Tuesday 1 April 2008

Size Matters

Clothes I have bought in the past two weeks:
1. A Dili, East Timor t-shirt in a child’s size medium
2. A 40s style belted white jacket, UK size 10/US size 6
3. Yoga pants from Sweaty Betty, size small (15 minutes before a yoga class I wanted to try, but didn’t have gear with me)
4. Radcliffe skinny jeans, size 29 (chosen for me and approved by the designer herself)

I can’t help feeling tedious even writing the above, especially with the current fuss over Sweet Valley High sizing. (What I found perhaps more irritating than the twins’ perfect size six figures was the fact that they were always going to the Dairi Burger and eating more food for a snack than I would have eaten in public for dinner.) But at least as much as I struggle with food, I struggle with my image of myself.

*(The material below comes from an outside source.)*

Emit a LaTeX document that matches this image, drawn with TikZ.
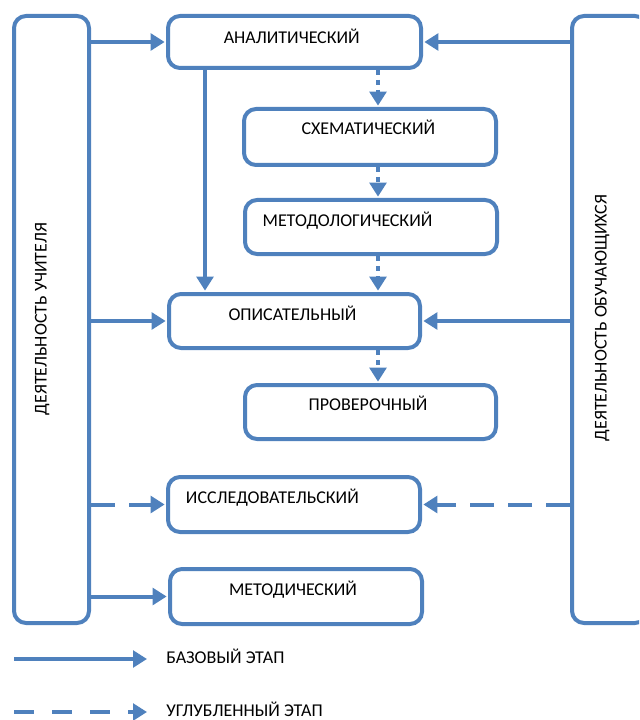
\documentclass[tikz,border=0pt]{standalone}
\usepackage{fontspec}
\setmainfont{Carlito}
\usetikzlibrary{arrows.meta}
\definecolor{bl}{HTML}{4F81BD}
\begin{document}
\begin{tikzpicture}[x=0.75pt,y=-0.75pt,
  box/.style={draw=bl, line width=3pt, rounded corners=9pt, anchor=north west, inner sep=0pt, fill=white},
  txt/.style={anchor=base, inner sep=0pt, font=\fontsize{13.5}{16}\selectfont},
  vtxt/.style={anchor=base, inner sep=0pt, rotate=90, font=\fontsize{13.5}{16}\selectfont},
  ltxt/.style={anchor=base west, inner sep=0pt, font=\fontsize{13.5}{16}\selectfont},
  conn/.style={draw=bl, line width=3pt, -{Triangle[length=10.5pt,width=12.5pt]}, shorten >=1pt},
  solidarr/.style={conn},
  dasharr/.style={conn, dash pattern=on 18pt off 10.5pt},
  dotarr/.style={conn, dash pattern=on 3.75pt off 3.75pt}]
\useasboundingbox (0,0) rectangle (639,720);
\clip (0,0) rectangle (639,720);
% side boxes
\node[box, minimum width=56.25pt, minimum height=455.25pt] (L) at (12,14) {};
\node[box, minimum width=56.25pt, minimum height=455.25pt] (R) at (570,14) {};
% stage boxes
\node[box, minimum width=189.75pt, minimum height=39pt] (A) at (166,14) {};
\node[box, minimum width=189pt, minimum height=42pt] (S) at (242,107) {};
\node[box, minimum width=189pt, minimum height=40.5pt] (M) at (243,198) {};
\node[box, minimum width=188.25pt, minimum height=40.5pt] (O) at (167,292) {};
\node[box, minimum width=188.25pt, minimum height=40.5pt] (P) at (243,383) {};
\node[box, minimum width=189pt, minimum height=41.25pt] (I) at (166,475) {};
\node[box, minimum width=189pt, minimum height=41.25pt] (Md) at (168,567) {};
% texts
\node[txt] (At) at (291.7,43.3) {АНАЛИТИЧЕСКИЙ};
\node[txt] (St) at (368.3,135) {СХЕМАТИЧЕСКИЙ};
\node[txt] (Mt) at (347.5,226.7) {МЕТОДОЛОГИЧЕСКИЙ};
\node[txt] (Ot) at (292.5,320) {ОПИСАТЕЛЬНЫЙ};
\node[txt] (Pt) at (368,410.7) {ПРОВЕРОЧНЫЙ};
\node[txt] (It) at (272.4,503) {ИССЛЕДОВАТЕЛЬСКИЙ};
\node[txt] (Mdt) at (293,595) {МЕТОДИЧЕСКИЙ};
\node[vtxt] (Lt) at (46.7,319) {ДЕЯТЕЛЬНОСТЬ УЧИТЕЛЯ};
\node[vtxt] (Rt) at (606.7,318) {ДЕЯТЕЛЬНОСТЬ ОБУЧАЮЩИХСЯ};
% helper coordinates
\coordinate (vx) at (205,0);
\coordinate (dx) at (378,0);
% connectors
\draw[solidarr] (L.east |- A.west) -- (A.west);
\draw[solidarr] (R.west |- A.east) -- (A.east);
\draw[solidarr] (A.south -| vx) -- (O.north -| vx);
\draw[dotarr] (A.south -| dx) -- (S.north -| dx);
\draw[dotarr] (S.south -| dx) -- (M.north -| dx);
\draw[dotarr] (M.south -| dx) -- (O.north -| dx);
\draw[dotarr] (O.south -| dx) -- (P.north -| dx);
\draw[solidarr] (L.east |- O.west) -- (O.west);
\draw[solidarr] (R.west |- O.east) -- (O.east);
\draw[dasharr] (L.east |- I.west) -- (I.west);
\draw[dasharr] (R.west |- I.east) -- (I.east);
\draw[solidarr] (L.east |- Md.west) -- (Md.west);
% legend
\coordinate (ls1) at (14,659);
\coordinate (le1) at (147,659);
\coordinate (ls2) at (14,712);
\coordinate (le2) at (147,712);
\draw[solidarr, shorten >=0pt] (ls1) -- (le1);
\draw[conn, shorten >=0pt, dash pattern=on 15pt off 13.5pt] (ls2) -- (le2);
\node[ltxt] (B1) at (166,663) {БАЗОВЫЙ ЭТАП};
\node[ltxt] (B2) at (166,716) {УГЛУБЛЕННЫЙ ЭТАП};
\end{tikzpicture}
\end{document}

I still think of myself as wearing size 20s, worrying that a one-size-fits-all won’t fit me. I walk sideways through narrow spaces, often sucking in my stomach. (A friend even pointed this out to me – though not the stomach-sucking-in part – at a shop in Sumatra). My stomach and throat tighten in fear when someone’s about to show me photos that include me, and I automatically scan for the largest body, sure that that’s how I’ll locate myself.

Yesterday I had a random conversation with a slim acquaintance about how when she thinks of herself as fat, she overeats and eats poorly and puts on weight. When she thinks of herself as thin – or really, reminds herself that she’s thin – she says she stops eating when she’s full and stops thinking of various foods as off limits (and thus doesn’t overeat them). Unfortunately, she couldn’t describe how she flips the switch from one to the other – only that, ironically, the switch always flips from fat back to think when she gains about 10 pounds.

* * *

Today I spent £45 on a yoga class I loathed.

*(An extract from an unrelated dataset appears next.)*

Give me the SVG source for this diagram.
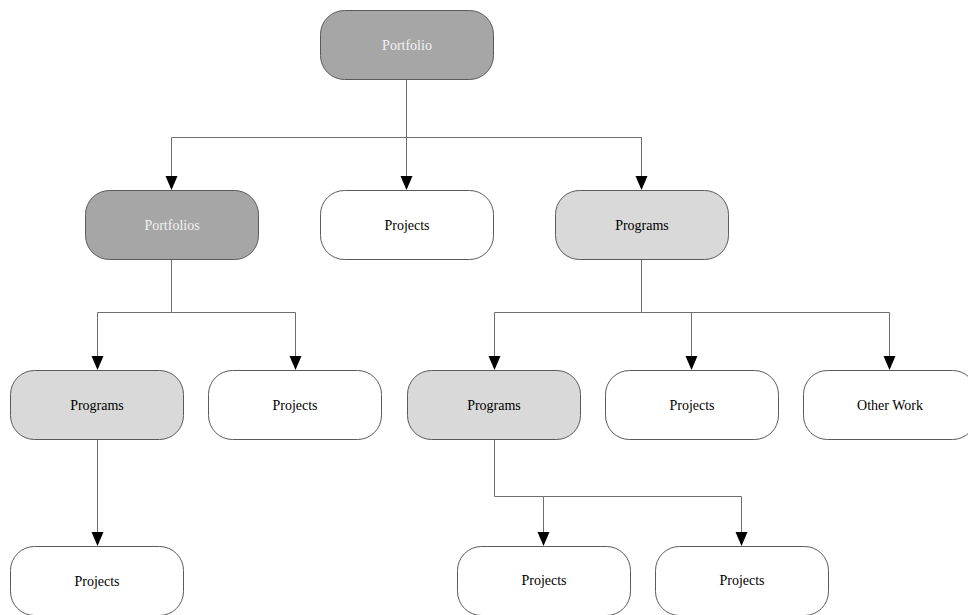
<svg xmlns="http://www.w3.org/2000/svg" width="968" height="615" viewBox="0 0 968 615">
  <style>
    .box { stroke: #5a5a5a; stroke-width: 1; }
    .dark { fill: #a6a6a6; }
    .light { fill: #d9d9d9; }
    .plain { fill: #ffffff; }
    .lbl { font-family: "Liberation Serif", "Times New Roman", serif; font-size: 14px; text-anchor: middle; dominant-baseline: central; fill: #000; }
    .lbl.inv { fill: #f2f2f2; }
    .wire { fill: none; stroke: #6e6e6e; stroke-width: 1; }
    .head { fill: #000; }
  </style>
  <defs>
    <!-- downward arrowhead, tip at origin -->
    <path id="tip" d="M-6,-14 L6,-14 L0,0 Z"/>
  </defs>
  <rect width="968" height="615" fill="#ffffff"/>

  <g id="connectors">
    <path class="wire" d="M406.5,79 V137.5 H171.5 V176"/>
    <path class="wire" d="M406.5,137.5 V176"/>
    <path class="wire" d="M406.5,137.5 H641.5 V176"/>
    <path class="wire" d="M171.5,259 V312.5 H97.5 V356"/>
    <path class="wire" d="M171.5,312.5 H295.5 V356"/>
    <path class="wire" d="M641.5,259 V312.5 H494.5 V356"/>
    <path class="wire" d="M641.5,312.5 H889.5 V356"/>
    <path class="wire" d="M691.5,312.5 V356"/>
    <path class="wire" d="M97.5,439 V532"/>
    <path class="wire" d="M494.5,439 V496.5 H543.5 V532"/>
    <path class="wire" d="M543.5,496.5 H741.5 V532"/>
    <g class="head">
      <use href="#tip" x="171.5" y="190"/>
      <use href="#tip" x="406.5" y="190"/>
      <use href="#tip" x="641.5" y="190"/>
      <use href="#tip" x="97.5" y="370"/>
      <use href="#tip" x="295.5" y="370"/>
      <use href="#tip" x="494.5" y="370"/>
      <use href="#tip" x="691.5" y="370"/>
      <use href="#tip" x="889.5" y="370"/>
      <use href="#tip" x="97.5" y="546"/>
      <use href="#tip" x="543.5" y="546"/>
      <use href="#tip" x="741.5" y="546"/>
    </g>
  </g>

  <g id="portfolio">
    <rect class="box dark" x="320.5" y="10.5" width="173" height="69" rx="24"/>
    <text class="lbl inv" x="407" y="45">Portfolio</text>
  </g>
  <g id="portfolios">
    <rect class="box dark" x="85.5" y="190.5" width="173" height="69" rx="24"/>
    <text class="lbl inv" x="172" y="225">Portfolios</text>
  </g>
  <g id="projects-top">
    <rect class="box plain" x="320.5" y="190.5" width="173" height="69" rx="24"/>
    <text class="lbl" x="407" y="225">Projects</text>
  </g>
  <g id="programs-top">
    <rect class="box light" x="555.5" y="190.5" width="173" height="69" rx="24"/>
    <text class="lbl" x="642" y="225">Programs</text>
  </g>
  <g id="programs-left">
    <rect class="box light" x="10.5" y="370.5" width="173" height="69" rx="24"/>
    <text class="lbl" x="97" y="405">Programs</text>
  </g>
  <g id="projects-left">
    <rect class="box plain" x="208.5" y="370.5" width="173" height="69" rx="24"/>
    <text class="lbl" x="295" y="405">Projects</text>
  </g>
  <g id="programs-mid">
    <rect class="box light" x="407.5" y="370.5" width="173" height="69" rx="24"/>
    <text class="lbl" x="494" y="405">Programs</text>
  </g>
  <g id="projects-mid">
    <rect class="box plain" x="605.5" y="370.5" width="173" height="69" rx="24"/>
    <text class="lbl" x="692" y="405">Projects</text>
  </g>
  <g id="other-work">
    <rect class="box plain" x="803.5" y="370.5" width="173" height="69" rx="24"/>
    <text class="lbl" x="890" y="405">Other Work</text>
  </g>
  <g id="projects-bottom-left">
    <rect class="box plain" x="10.5" y="546.5" width="173" height="69" rx="24"/>
    <text class="lbl" x="97" y="581">Projects</text>
  </g>
  <g id="projects-bottom-a">
    <rect class="box plain" x="457.5" y="546.5" width="173" height="69" rx="24"/>
    <text class="lbl" x="544" y="580">Projects</text>
  </g>
  <g id="projects-bottom-b">
    <rect class="box plain" x="655.5" y="546.5" width="173" height="69" rx="24"/>
    <text class="lbl" x="742" y="580">Projects</text>
  </g>
</svg>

Technically the class was £13 – but I spent £20 on yoga pants and £12 on a t-shirt (both on sale at Sweaty Betty – even I have limits) because I didn’t have any kit with me when I happened to end up near Triyoga Soho just before a class was starting. (For several reasons, my schedule is in huge flux -- and will continue to be so for several weeks -- so I wanted to grab the opportunity to try the class when I could.)

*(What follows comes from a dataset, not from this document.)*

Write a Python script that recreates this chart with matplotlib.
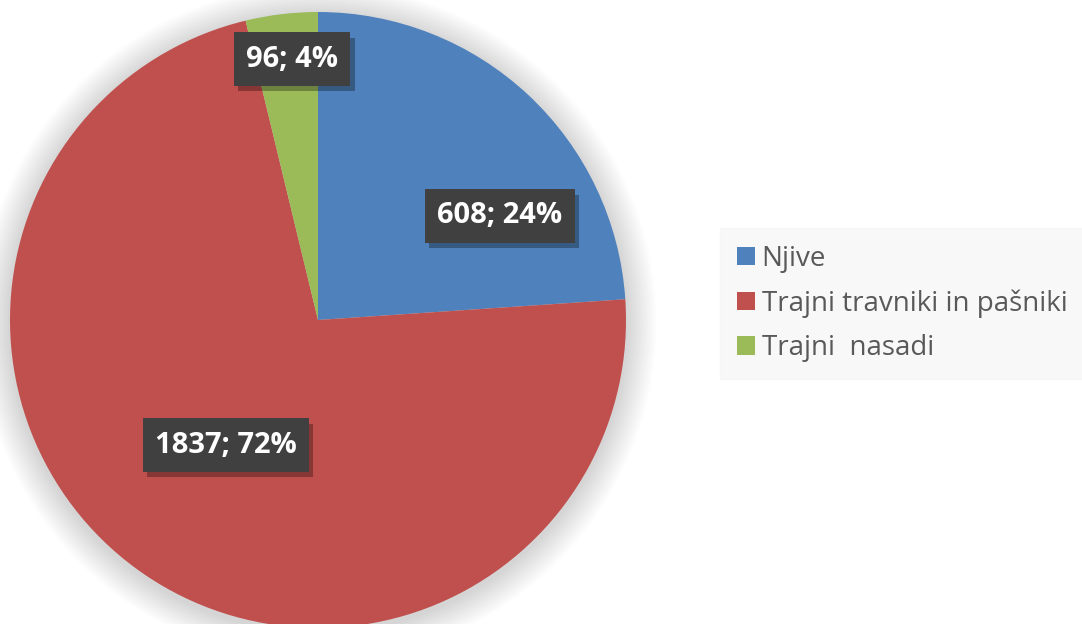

I think I’m spoiled from so much great yoga in Bali (which is what’s prompted the current yoga class hunt), but this class was particularly appalling, especially for a studio frequently named one of the best in Europe. I have a tendency to chafe at the unfamiliar (I usually have to try classes a few times – I never like them instantly), but I think in this case it really was the class/teacher and not me. It was overcrowded. The pace was frantic, with nothing explained. (It was billed as suitable for beginners.) At one point, the teacher said to me: “I have no idea what you’re doing there.” (This said as she was standing half on my mat, half on another student’s demonstrating something because there was so little space – and I was trying to shrink out of her way.) And at the end of the 75 minutes, she pimped her book, CD, and yoga retreats. Ugh.